Присутствие Линдеманна всегда было для Черчилля и удовольствием, и возможностью пополнить знания. Сара вспоминала: «У Профа был дар излагать очень сложные вещи в простой форме. Однажды за ланчем, когда подали кофе и бренди, отец решил «подколоть» Профа, который как раз закончил трактат по квантовой теории. «Проф, – сказал он, – расскажите нам простыми словами за пять минут, что такое квантовая теория». Отец достал большие золотые часы-луковицу и положил на стол. Если учесть, что Проф уже много лет занимался этой темой, задача была очень трудной, однако он не раздумывая объяснил нам принципы теории. Мы были ошеломлены. Когда он закончил, все не сговариваясь разразились аплодисментами».

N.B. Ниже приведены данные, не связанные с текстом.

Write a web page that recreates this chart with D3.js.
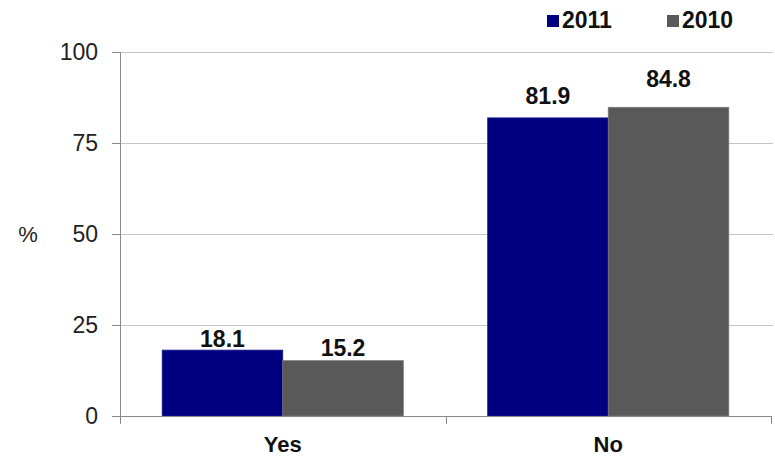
<!DOCTYPE html>
<html>
<head>
<meta charset="utf-8">
<script src="https://cdn.jsdelivr.net/npm/d3@7"></script>
<style>
  html, body { margin: 0; padding: 0; background: #fff; }
  svg { display: block; font-family: 'Liberation Sans', Arial, sans-serif; }
</style>
</head>
<body>
<svg id="chart" width="775" height="456"></svg>
<script>
const categories = ['Yes', 'No']
const seriesNames = ['2011', '2010']
const values2011 = [18.1, 81.9]
const values2010 = [15.2, 84.8]
const yTicks = [0, 25, 50, 75, 100]
const colors = ['#000080', '#595959']
// gap between bar top and its label (the original places them by hand)
const labelGap = [[3, 5], [14, 20]]

const svg = d3.select('#chart')
const plotLeft = 120, plotRight = 771, plotTop = 52, plotBottom = 416

// scales
const x0 = d3.scaleBand().domain(categories).range([plotLeft, plotRight]).padding(0)
const x1 = d3.scaleBand().domain(seriesNames).range([0, x0.bandwidth()])
	.paddingInner(0).paddingOuter(0.35)
const y = d3.scaleLinear().domain([0, 100]).range([plotBottom, plotTop])

const rows = categories.map((c, i) => ({
	cat: c,
	vals: [
		{ name: seriesNames[0], v: values2011[i], gap: labelGap[i][0] },
		{ name: seriesNames[1], v: values2010[i], gap: labelGap[i][1] }
	]
}))

// gridlines
svg.append('g')
	.selectAll('line')
	.data(yTicks.filter(t => t > 0))
	.enter()
	.append('line')
	.attr('x1', plotLeft)
	.attr('x2', plotRight + 2)
	.attr('y1', d => Math.round(y(d)) + 0.5)
	.attr('y2', d => Math.round(y(d)) + 0.5)
	.attr('stroke', '#c4c4c4')
	.attr('stroke-width', 1)

// bars
const groups = svg.append('g')
	.selectAll('g')
	.data(rows)
	.enter()
	.append('g')
	.attr('transform', d => `translate(${x0(d.cat)},0)`)

groups.selectAll('rect')
	.data(d => d.vals)
	.enter()
	.append('rect')
	.attr('x', d => x1(d.name))
	.attr('y', d => y(d.v))
	.attr('width', x1.bandwidth())
	.attr('height', d => y(0) - y(d.v))
	.attr('fill', (d, i) => colors[i])
	.attr('stroke', (d, i) => i === 0 ? '#1a1a8a' : '#7a7a7a')
	.attr('stroke-width', 0.8)

// value labels
groups.selectAll('text')
	.data(d => d.vals)
	.enter()
	.append('text')
	.attr('x', d => x1(d.name) + x1.bandwidth() / 2)
	.attr('y', d => y(d.v) - d.gap)
	.attr('text-anchor', 'middle')
	.attr('font-size', 23)
	.attr('font-weight', 'bold')
	.attr('fill', '#111')
	.text(d => d.v.toFixed(1))

// y axis
const yAxis = svg.append('g')
	.attr('transform', `translate(${plotLeft},0)`)
	.call(d3.axisLeft(y).tickValues(yTicks).tickSize(8).tickPadding(14))
yAxis.select('.domain').attr('stroke', '#888').attr('d', `M0.5,${plotTop}V${plotBottom + 8}`)
yAxis.selectAll('.tick line').attr('stroke', '#888')
yAxis.selectAll('.tick text')
	.attr('font-size', 23)
	.attr('fill', '#222')
	.attr('font-family', "'Liberation Sans', Arial, sans-serif")

// x axis
const xAxis = svg.append('g')
	.attr('transform', `translate(0,${plotBottom})`)
	.call(d3.axisBottom(x0).tickSize(0).tickPadding(20))
xAxis.select('.domain').attr('stroke', '#888').attr('d', `M${plotLeft},0.5H${plotRight}`)
xAxis.selectAll('.tick text')
	.attr('font-size', 22)
	.attr('font-weight', 'bold')
	.attr('fill', '#111')
	.attr('font-family', "'Liberation Sans', Arial, sans-serif")

// category boundary ticks
const bounds = categories.map(c => x0(c)).concat([x0(categories[categories.length - 1]) + x0.bandwidth()])
xAxis.selectAll('.bound')
	.data(bounds.slice(1))
	.enter()
	.append('line')
	.attr('class', 'bound')
	.attr('x1', d => Math.round(d) + 0.5)
	.attr('x2', d => Math.round(d) + 0.5)
	.attr('y1', 0)
	.attr('y2', 8)
	.attr('stroke', '#888')

// y title
svg.append('text')
	.attr('x', 28)
	.attr('y', 242)
	.attr('text-anchor', 'middle')
	.attr('font-size', 22)
	.attr('fill', '#222')
	.text('%')

// legend
const legendX = [547, 667]
const legend = svg.append('g')
	.selectAll('g')
	.data(seriesNames)
	.enter()
	.append('g')
	.attr('transform', (d, i) => `translate(${legendX[i]},15)`)
legend.append('rect')
	.attr('width', 12)
	.attr('height', 12)
	.attr('fill', (d, i) => colors[i])
legend.append('text')
	.attr('x', 15)
	.attr('y', 12.5)
	.attr('font-size', 23)
	.attr('font-weight', 'bold')
	.attr('fill', '#111')
	.text(d => d)
</script>
</body>
</html>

30 января 1933 г. канцлером Германии стал Адольф Гитлер. Президент Гинденбург предложил ему этот пост, надеясь обуздать экстремистские взгляды нацистской партии с помощью более умеренных политиков, входящих в новое коалиционное правительство. Через неделю Гитлер обнародовал ряд законов, которые быстро усилили его власть. Первый закон давал ему возможность задушить оппозиционную прессу. За этим последовал арест нескольких тысяч противников нацизма, очень популярное в обществе требование пересмотра Версальского договора и призыв к перевооружению Германии.